§ Instructions for the task: Print only the lines from the top of the data through the line with "ax = fig.add_axes([left", both included, skipping every picture.

§ Available data:
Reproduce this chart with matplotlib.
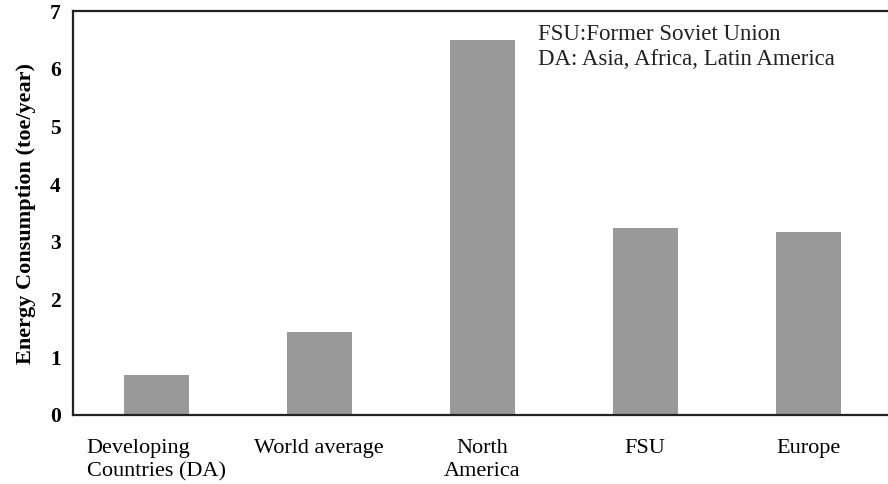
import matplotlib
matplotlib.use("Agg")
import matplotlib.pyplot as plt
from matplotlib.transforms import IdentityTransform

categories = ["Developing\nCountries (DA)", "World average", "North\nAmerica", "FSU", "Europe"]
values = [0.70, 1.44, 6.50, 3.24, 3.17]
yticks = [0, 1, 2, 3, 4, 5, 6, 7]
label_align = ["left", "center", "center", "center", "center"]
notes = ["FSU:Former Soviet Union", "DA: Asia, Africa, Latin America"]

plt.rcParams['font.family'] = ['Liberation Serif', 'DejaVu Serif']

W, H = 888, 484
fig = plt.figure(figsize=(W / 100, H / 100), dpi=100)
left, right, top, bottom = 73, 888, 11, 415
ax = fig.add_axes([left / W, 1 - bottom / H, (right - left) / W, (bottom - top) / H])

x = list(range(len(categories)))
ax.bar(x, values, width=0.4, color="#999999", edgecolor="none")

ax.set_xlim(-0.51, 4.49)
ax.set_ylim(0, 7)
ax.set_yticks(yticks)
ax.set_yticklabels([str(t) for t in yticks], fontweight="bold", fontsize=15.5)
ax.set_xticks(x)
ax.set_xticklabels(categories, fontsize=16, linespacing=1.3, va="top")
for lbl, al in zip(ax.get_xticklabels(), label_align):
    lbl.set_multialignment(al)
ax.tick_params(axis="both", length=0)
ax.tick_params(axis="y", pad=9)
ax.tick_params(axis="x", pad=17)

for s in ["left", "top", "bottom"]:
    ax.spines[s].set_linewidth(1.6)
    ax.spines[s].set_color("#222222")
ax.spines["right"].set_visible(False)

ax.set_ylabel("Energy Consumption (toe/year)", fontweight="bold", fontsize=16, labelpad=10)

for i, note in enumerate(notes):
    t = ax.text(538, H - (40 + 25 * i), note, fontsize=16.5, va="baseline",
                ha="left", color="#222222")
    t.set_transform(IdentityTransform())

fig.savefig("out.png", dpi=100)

§ Complete answer:
Reproduce this chart with matplotlib.
import matplotlib
matplotlib.use("Agg")
import matplotlib.pyplot as plt
from matplotlib.transforms import IdentityTransform

categories = ["Developing\nCountries (DA)", "World average", "North\nAmerica", "FSU", "Europe"]
values = [0.70, 1.44, 6.50, 3.24, 3.17]
yticks = [0, 1, 2, 3, 4, 5, 6, 7]
label_align = ["left", "center", "center", "center", "center"]
notes = ["FSU:Former Soviet Union", "DA: Asia, Africa, Latin America"]

plt.rcParams['font.family'] = ['Liberation Serif', 'DejaVu Serif']

W, H = 888, 484
fig = plt.figure(figsize=(W / 100, H / 100), dpi=100)
left, right, top, bottom = 73, 888, 11, 415
ax = fig.add_axes([left / W, 1 - bottom / H, (right - left) / W, (bottom - top) / H])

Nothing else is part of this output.